Il y a pourtant un terrain où du chemin reste à faire : celui de la féminisation des fonctions. Avez-vous jamais entendu parler de « bouilleuse de cru » ou de « maîtresse de chai » alors que des femmes occupent ces postes. A décharge, il faut dire que cela sonne mal. Mais la faute à qui ? A la terminaison ou à la terminologie elle-même, si archaïque, si désuète. Un contemporain peut-il se représenter le métier de « bouilleur de cru » ? Et un maître de chai, cela vous sent son 19e siècle en diable. Tiens ! Proposons un chantier aux femmes : actualiser les noms des métiers du Cognac. Les deux sexes y gagneraient.
« A l’honneur »
C’est à l’invitation de Bernard Peillon, président de la Maison Hennessy, que cette première manifestation s’est tenue.

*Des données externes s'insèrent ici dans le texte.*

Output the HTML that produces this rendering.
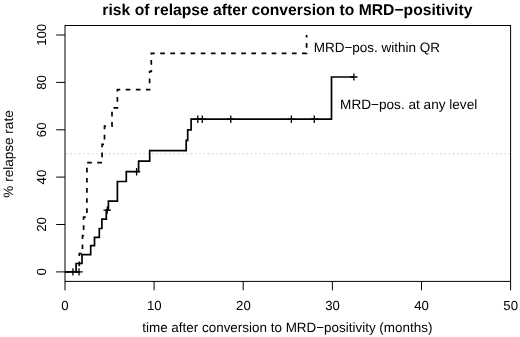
<!DOCTYPE html>
<html><head><meta charset="utf-8">
<style>
html,body{margin:0;padding:0;background:#fff;}
body{width:520px;height:337px;overflow:hidden;}
svg{display:block;will-change:transform;text-rendering:geometricPrecision;filter:blur(0.3px);}
text{font-family:"Liberation Sans",sans-serif;fill:#000;}
</style></head>
<body>
<svg width="520" height="337" viewBox="0 0 520 337">
<rect width="520" height="337" fill="#fff"/>
<!-- 50% reference line -->
<line x1="66" y1="153.6" x2="510" y2="153.6" stroke="#d8d8d8" stroke-width="1.2" stroke-dasharray="1.4 2.9"/>
<!-- box -->
<rect x="65" y="25.5" width="445.6" height="255.9" fill="none" stroke="#000" stroke-width="1"/>
<!-- ticks -->
<g stroke="#000" stroke-width="1">
<line x1="56.2" y1="271.9" x2="65" y2="271.9"/>
<line x1="56.2" y1="224.5" x2="65" y2="224.5"/>
<line x1="56.2" y1="177.1" x2="65" y2="177.1"/>
<line x1="56.2" y1="129.8" x2="65" y2="129.8"/>
<line x1="56.2" y1="82.4" x2="65" y2="82.4"/>
<line x1="56.2" y1="35.0" x2="65" y2="35.0"/>
<line x1="65" y1="281.4" x2="65" y2="290.3"/>
<line x1="154.1" y1="281.4" x2="154.1" y2="290.3"/>
<line x1="243.2" y1="281.4" x2="243.2" y2="290.3"/>
<line x1="332.4" y1="281.4" x2="332.4" y2="290.3"/>
<line x1="421.5" y1="281.4" x2="421.5" y2="290.3"/>
<line x1="510.6" y1="281.4" x2="510.6" y2="290.3"/>
</g>
<!-- dashed curve: MRD-pos. within QR -->
<path d="M65,271.9 H79.3 V253.7 H82.5 V235.5 H83.6 V217.2 H86.9 V162.6 H102.1 V144.4 H104.5 V126.1 H112 V107.9 H117.4 V89.7 H149.6 V71.5 H151.3 V53.3 H306.6 V35" fill="none" stroke="#000" stroke-width="1.7" stroke-dasharray="4.7 5.43" stroke-dashoffset="0.23"/>
<!-- solid curve: MRD-pos. at any level -->
<path d="M65,271.9 H76.1 V263.5 H82 V254.6 H90.7 V245.7 H94.5 V237.4 H99.3 V228.5 H101.9 V219.2 H106.3 V210.1 H108.4 V201.1 H117.4 V181.5 H126.3 V171.7 H138.6 V161.1 H149.7 V150.6 H186.2 V140.4 H187.7 V129.8 H191.1 V119.2 H331.5 V77 H353.9" fill="none" stroke="#000" stroke-width="1.7"/>
<!-- censor marks -->
<g stroke="#000" stroke-width="1.3">
<path d="M72.9,268.2V275.6M69.2,271.9H76.6"/>
<path d="M79,268.2V275.6M75.3,271.9H82.7"/>
<path d="M107.2,206.4V213.8M103.5,210.1H110.9"/>
<path d="M136.6,168V175.4M132.9,171.7H140.3"/>
<path d="M197.8,115.5V122.9M194.1,119.2H201.5"/>
<path d="M202.3,115.5V122.9M198.6,119.2H206"/>
<path d="M230.8,115.5V122.9M227.1,119.2H234.5"/>
<path d="M291.4,115.5V122.9M287.7,119.2H295.1"/>
<path d="M314.3,115.5V122.9M310.6,119.2H318"/>
<path d="M353.9,73.4V80.6M350.3,77H357.5"/>
</g>
<!-- title -->
<text x="287.4" y="14.6" font-size="15.7" font-weight="bold" text-anchor="middle">risk of relapse after conversion to MRD&#8722;positivity</text>
<!-- x tick labels -->
<g font-size="13.2" text-anchor="middle">
<text x="65" y="310.4">0</text>
<text x="154.3" y="310.4">10</text>
<text x="243.4" y="310.4">20</text>
<text x="332.5" y="310.4">30</text>
<text x="421.6" y="310.4">40</text>
<text x="510.7" y="310.4">50</text>
</g>
<!-- y tick labels -->
<g font-size="13.2" text-anchor="middle">
<text transform="translate(45.6,271.9) rotate(-90)">0</text>
<text transform="translate(45.6,224.5) rotate(-90)">20</text>
<text transform="translate(45.6,177.1) rotate(-90)">40</text>
<text transform="translate(45.6,129.8) rotate(-90)">60</text>
<text transform="translate(45.6,82.4) rotate(-90)">80</text>
<text transform="translate(45.6,34.8) rotate(-90)">100</text>
</g>
<!-- axis titles -->
<text x="287.3" y="331.7" font-size="13.45" text-anchor="middle">time after conversion to MRD&#8722;positivity (months)</text>
<text transform="translate(13.4,154) rotate(-90)" font-size="13.55" text-anchor="middle">% relapse rate</text>
<!-- legend labels -->
<text x="313.7" y="52.3" font-size="13.5">MRD&#8722;pos. within QR</text>
<text x="340.1" y="109.1" font-size="13.6">MRD&#8722;pos. at any level</text>
</svg>
</body></html>
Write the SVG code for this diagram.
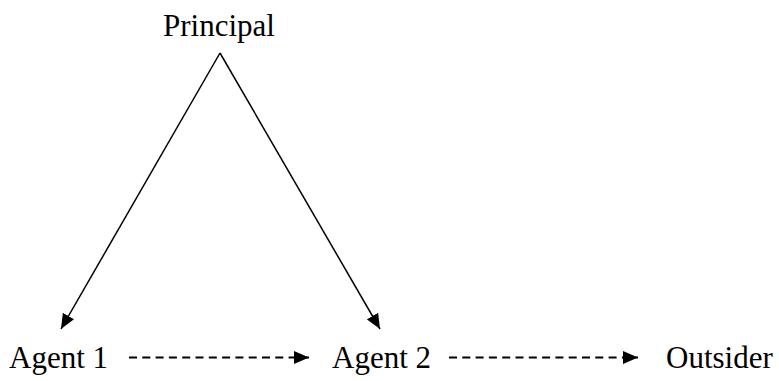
<svg xmlns="http://www.w3.org/2000/svg" width="779" height="381" viewBox="0 0 779 381">
<style>
text { font-family: "Liberation Serif", "Times New Roman", serif; font-size: 31px; fill: #000; }
.solid { stroke: #000; stroke-width: 1.5; fill: none; }
.dash { stroke: #000; stroke-width: 2; fill: none; stroke-dasharray: 8 5.3; }
</style>
<defs>
<marker id="ah" viewBox="0 0 15 13" refX="15" refY="6.5" markerWidth="15" markerHeight="13" markerUnits="userSpaceOnUse" orient="auto">
<path d="M0,0 L15,6.5 L0,13 Z" fill="#000"/>
</marker>
</defs>
<g id="principal"><text x="163" y="36">Principal</text></g>
<g id="agent1"><text x="9" y="368">Agent 1</text></g>
<g id="agent2"><text x="332" y="368">Agent 2</text></g>
<g id="outsider"><text x="666" y="368">Outsider</text></g>
<g id="connectors">
<line class="solid" x1="220" y1="53" x2="61" y2="329" marker-end="url(#ah)"/>
<line class="solid" x1="220" y1="53" x2="380" y2="329" marker-end="url(#ah)"/>
<line class="dash" x1="129" y1="357.5" x2="309" y2="357.5" marker-end="url(#ah)"/>
<line class="dash" x1="449" y1="357.5" x2="638" y2="357.5" marker-end="url(#ah)"/>
</g>
</svg>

Florent Morillon, le directeur amont de la société, a assuré que l’initiative ne resterait pas sans lendemain. « Les femmes travaillent souvent en coulisse. Nous avons eu envie de les mettre à l’honneur. »
Au château de Bagnolet, se sont retrouvés viticultrices, courtières, « bouilleurs de profession », directrices de syndicat ou d’interprofessions, salariés, chefs d’entreprise. Un parterre composite qui ne cachait pas son plaisir d’être réuni. Car les femmes ont tant de choses à se dire ! Et de façon si différente des hommes. Si un bastion résiste, c’est bien celui du diktat du discours masculin en réunion. Tendez un micro à une femme. Elle n’en abusera jamais. Expérience vérifiée le 8 mars.
Béatrice Soucaret – Vignobles Garandeau, présidente de l’Union patronale de Charente – a dit en peu de mots qu’il n’était pas toujours facile que les filles succèdent à leurs pères et que, tout compte fait, elle était plutôt favorable à la parité. « J’ai mûrie sur le sujet. » Une belle phrase tirée du livre d’une sociologue a conclu son intervention : « Les femmes ne sont pas des hommes comme les autres. »
« Un travail physique et pas intellectuel »
Anne-Sophie Louvet a parlé de son envie « d’un travail physique et pas intellectuel », elle qui avait pourtant suivi des études scientifiques. Elle est revenue à Mazotte (commune de Segonzac) et a mené en solo son exploitation. Elle a attendu une bonne vingtaine d’années avant de s’associer avec son mari.
Isabelle Clochard, de Moulidars, n’était pas prédestinée, « en droit », à travailler dans les vignes. Mais son frère a décliné la proposition et lui a cédé la place. Elle a repris l’exploitation en 1997. Isabelle Clochard a glissé sur un parcours fait d’engagements syndicaux et professionnels.
Co-directrice d’une grande distillerie de la région, Aude Drounau a quatre enfants. « Plus la famille grandissait, plus j’ai travaillé. Cherchez l’erreur ! » a décoché en riant la jeune femme. Elle a salué le fait qu’un homme et une femme – ses parents – « lui aient ouvert le chemin ». « La femme a une vision bien plus précise des choses, l’homme une approche plus globale. »
Directrice du syndicat UGVC, Marlène Tisseire a témoigné que, dans son recrutement, la question du genre n’était pas intervenu. « Dans le monde du Cognac et plus généralement celui du vin, je n’ai jamais ressenti ce genre de débat. Le milieu professionnel est bien plus évolué que la société en général et le Cognac est vraiment précurseur dans le domaine. » En témoignent les institutions régionales (Cognac, Pineau, CRINAO, Chambre d’agriculture 16…) dirigées par des femmes.
Les statistiques agricoles témoignent aussi de cette évolution en marche. Dans le Sud-Ouest, lors du dernier recensement 2010, 25 % des exploitations étaient dirigées par des femmes (28 % en viticulture).